PROBLEM STATEMENT | Copy all the data exactly, except the pictures.

ENTRIES SHOWN |
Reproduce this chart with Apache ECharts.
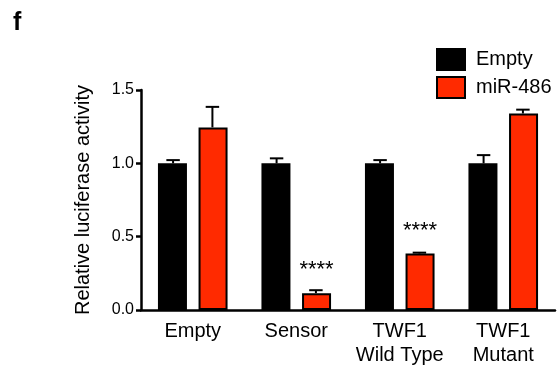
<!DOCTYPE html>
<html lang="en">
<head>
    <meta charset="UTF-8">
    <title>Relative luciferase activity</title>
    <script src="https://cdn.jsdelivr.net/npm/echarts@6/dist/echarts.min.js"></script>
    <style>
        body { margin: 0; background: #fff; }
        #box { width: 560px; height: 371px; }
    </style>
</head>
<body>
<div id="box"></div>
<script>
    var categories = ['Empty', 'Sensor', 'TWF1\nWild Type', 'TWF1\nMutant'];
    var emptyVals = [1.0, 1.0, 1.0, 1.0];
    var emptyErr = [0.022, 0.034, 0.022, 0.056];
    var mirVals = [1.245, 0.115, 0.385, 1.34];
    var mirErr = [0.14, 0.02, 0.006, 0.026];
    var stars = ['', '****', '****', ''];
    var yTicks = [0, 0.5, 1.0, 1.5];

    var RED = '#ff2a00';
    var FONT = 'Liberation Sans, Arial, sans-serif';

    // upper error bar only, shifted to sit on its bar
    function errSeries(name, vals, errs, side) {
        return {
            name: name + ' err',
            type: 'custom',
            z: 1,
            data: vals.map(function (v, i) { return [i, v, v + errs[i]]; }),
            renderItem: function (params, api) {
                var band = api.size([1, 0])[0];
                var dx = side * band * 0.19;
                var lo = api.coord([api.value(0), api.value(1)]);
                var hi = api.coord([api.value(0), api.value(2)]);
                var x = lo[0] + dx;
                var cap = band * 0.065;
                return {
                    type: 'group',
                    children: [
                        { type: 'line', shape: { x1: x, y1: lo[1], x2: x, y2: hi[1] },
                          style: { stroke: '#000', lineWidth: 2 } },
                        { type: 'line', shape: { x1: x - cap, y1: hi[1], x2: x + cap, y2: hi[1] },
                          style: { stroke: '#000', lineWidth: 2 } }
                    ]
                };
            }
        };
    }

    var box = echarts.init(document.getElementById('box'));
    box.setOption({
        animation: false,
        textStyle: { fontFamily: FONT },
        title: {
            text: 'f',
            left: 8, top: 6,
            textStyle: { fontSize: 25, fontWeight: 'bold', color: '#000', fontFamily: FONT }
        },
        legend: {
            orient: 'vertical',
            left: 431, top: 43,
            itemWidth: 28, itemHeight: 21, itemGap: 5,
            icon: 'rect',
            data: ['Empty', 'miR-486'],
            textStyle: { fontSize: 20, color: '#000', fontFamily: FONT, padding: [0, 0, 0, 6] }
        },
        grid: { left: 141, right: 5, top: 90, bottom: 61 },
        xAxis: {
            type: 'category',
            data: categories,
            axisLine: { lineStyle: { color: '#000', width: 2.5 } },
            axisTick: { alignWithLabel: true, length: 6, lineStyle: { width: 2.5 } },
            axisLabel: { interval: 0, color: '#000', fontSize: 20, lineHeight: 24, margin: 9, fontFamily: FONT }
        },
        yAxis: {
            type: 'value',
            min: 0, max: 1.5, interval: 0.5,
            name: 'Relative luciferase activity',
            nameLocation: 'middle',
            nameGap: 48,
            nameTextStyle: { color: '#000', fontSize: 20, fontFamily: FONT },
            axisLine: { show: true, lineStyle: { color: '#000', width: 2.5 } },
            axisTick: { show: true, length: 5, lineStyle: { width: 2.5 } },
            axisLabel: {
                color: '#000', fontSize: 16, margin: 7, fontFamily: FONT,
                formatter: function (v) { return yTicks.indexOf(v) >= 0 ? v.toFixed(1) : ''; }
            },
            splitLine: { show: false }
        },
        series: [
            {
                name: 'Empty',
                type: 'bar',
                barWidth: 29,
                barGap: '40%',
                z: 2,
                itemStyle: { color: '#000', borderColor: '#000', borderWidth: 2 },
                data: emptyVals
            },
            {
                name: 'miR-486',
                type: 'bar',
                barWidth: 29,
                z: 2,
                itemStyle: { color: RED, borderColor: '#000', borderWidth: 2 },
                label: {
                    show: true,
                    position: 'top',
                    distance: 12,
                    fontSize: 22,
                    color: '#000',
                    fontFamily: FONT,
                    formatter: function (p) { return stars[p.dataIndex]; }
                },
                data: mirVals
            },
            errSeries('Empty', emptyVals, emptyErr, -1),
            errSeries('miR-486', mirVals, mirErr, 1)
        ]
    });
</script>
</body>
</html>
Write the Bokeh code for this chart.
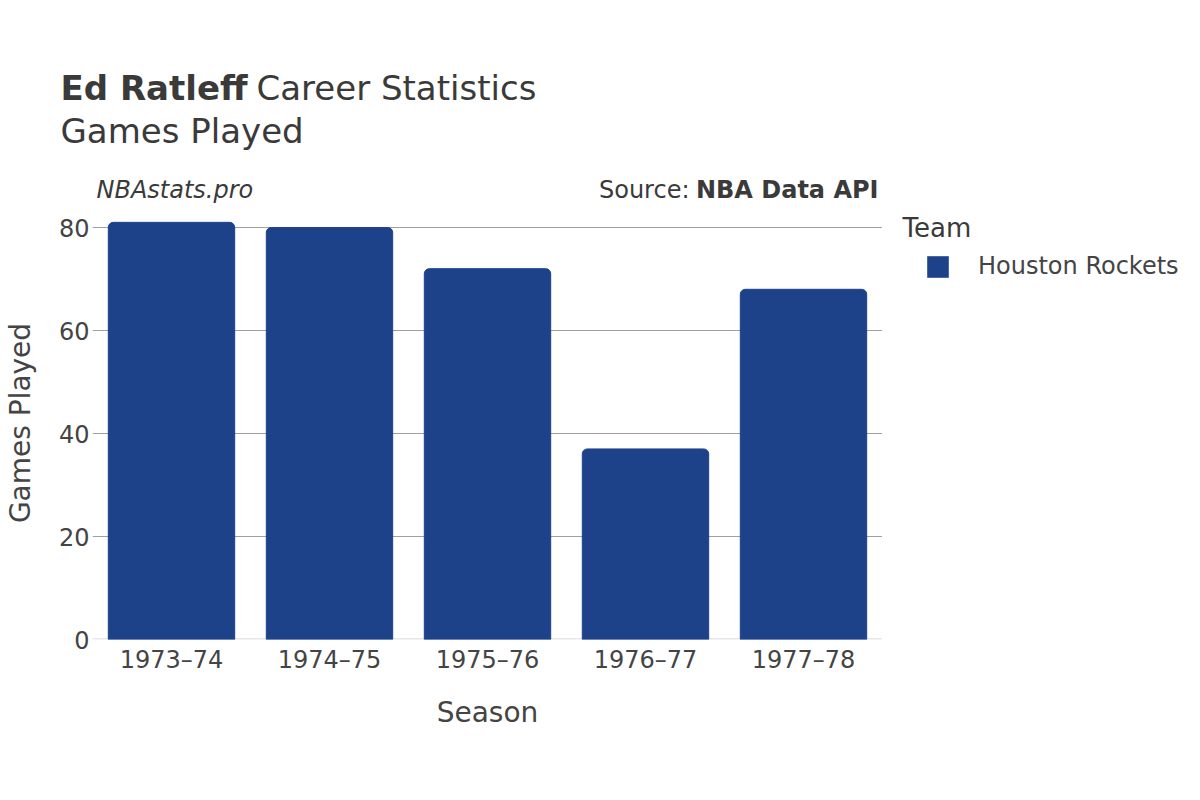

ANSWER TO THIS EXERCISE |
Reproduce this chart with Apache ECharts.
<!DOCTYPE html>
<html lang="en">
<head>
    <meta charset="UTF-8">
    <title>Relative luciferase activity</title>
    <script src="https://cdn.jsdelivr.net/npm/echarts@6/dist/echarts.min.js"></script>
    <style>
        body { margin: 0; background: #fff; }
        #box { width: 560px; height: 371px; }
    </style>
</head>
<body>
<div id="box"></div>
<script>
    var categories = ['Empty', 'Sensor', 'TWF1\nWild Type', 'TWF1\nMutant'];
    var emptyVals = [1.0, 1.0, 1.0, 1.0];
    var emptyErr = [0.022, 0.034, 0.022, 0.056];
    var mirVals = [1.245, 0.115, 0.385, 1.34];
    var mirErr = [0.14, 0.02, 0.006, 0.026];
    var stars = ['', '****', '****', ''];
    var yTicks = [0, 0.5, 1.0, 1.5];

    var RED = '#ff2a00';
    var FONT = 'Liberation Sans, Arial, sans-serif';

    // upper error bar only, shifted to sit on its bar
    function errSeries(name, vals, errs, side) {
        return {
            name: name + ' err',
            type: 'custom',
            z: 1,
            data: vals.map(function (v, i) { return [i, v, v + errs[i]]; }),
            renderItem: function (params, api) {
                var band = api.size([1, 0])[0];
                var dx = side * band * 0.19;
                var lo = api.coord([api.value(0), api.value(1)]);
                var hi = api.coord([api.value(0), api.value(2)]);
                var x = lo[0] + dx;
                var cap = band * 0.065;
                return {
                    type: 'group',
                    children: [
                        { type: 'line', shape: { x1: x, y1: lo[1], x2: x, y2: hi[1] },
                          style: { stroke: '#000', lineWidth: 2 } },
                        { type: 'line', shape: { x1: x - cap, y1: hi[1], x2: x + cap, y2: hi[1] },
                          style: { stroke: '#000', lineWidth: 2 } }
                    ]
                };
            }
        };
    }

    var box = echarts.init(document.getElementById('box'));
    box.setOption({
        animation: false,
        textStyle: { fontFamily: FONT },
        title: {
            text: 'f',
            left: 8, top: 6,
            textStyle: { fontSize: 25, fontWeight: 'bold', color: '#000', fontFamily: FONT }
        },
        legend: {
            orient: 'vertical',
            left: 431, top: 43,
            itemWidth: 28, itemHeight: 21, itemGap: 5,
            icon: 'rect',
            data: ['Empty', 'miR-486'],
            textStyle: { fontSize: 20, color: '#000', fontFamily: FONT, padding: [0, 0, 0, 6] }
        },
        grid: { left: 141, right: 5, top: 90, bottom: 61 },
        xAxis: {
            type: 'category',
            data: categories,
            axisLine: { lineStyle: { color: '#000', width: 2.5 } },
            axisTick: { alignWithLabel: true, length: 6, lineStyle: { width: 2.5 } },
            axisLabel: { interval: 0, color: '#000', fontSize: 20, lineHeight: 24, margin: 9, fontFamily: FONT }
        },
        yAxis: {
            type: 'value',
            min: 0, max: 1.5, interval: 0.5,
            name: 'Relative luciferase activity',
            nameLocation: 'middle',
            nameGap: 48,
            nameTextStyle: { color: '#000', fontSize: 20, fontFamily: FONT },
            axisLine: { show: true, lineStyle: { color: '#000', width: 2.5 } },
            axisTick: { show: true, length: 5, lineStyle: { width: 2.5 } },
            axisLabel: {
                color: '#000', fontSize: 16, margin: 7, fontFamily: FONT,
                formatter: function (v) { return yTicks.indexOf(v) >= 0 ? v.toFixed(1) : ''; }
            },
            splitLine: { show: false }
        },
        series: [
            {
                name: 'Empty',
                type: 'bar',
                barWidth: 29,
                barGap: '40%',
                z: 2,
                itemStyle: { color: '#000', borderColor: '#000', borderWidth: 2 },
                data: emptyVals
            },
            {
                name: 'miR-486',
                type: 'bar',
                barWidth: 29,
                z: 2,
                itemStyle: { color: RED, borderColor: '#000', borderWidth: 2 },
                label: {
                    show: true,
                    position: 'top',
                    distance: 12,
                    fontSize: 22,
                    color: '#000',
                    fontFamily: FONT,
                    formatter: function (p) { return stars[p.dataIndex]; }
                },
                data: mirVals
            },
            errSeries('Empty', emptyVals, emptyErr, -1),
            errSeries('miR-486', mirVals, mirErr, 1)
        ]
    });
</script>
</body>
</html>
Write the Bokeh code for this chart.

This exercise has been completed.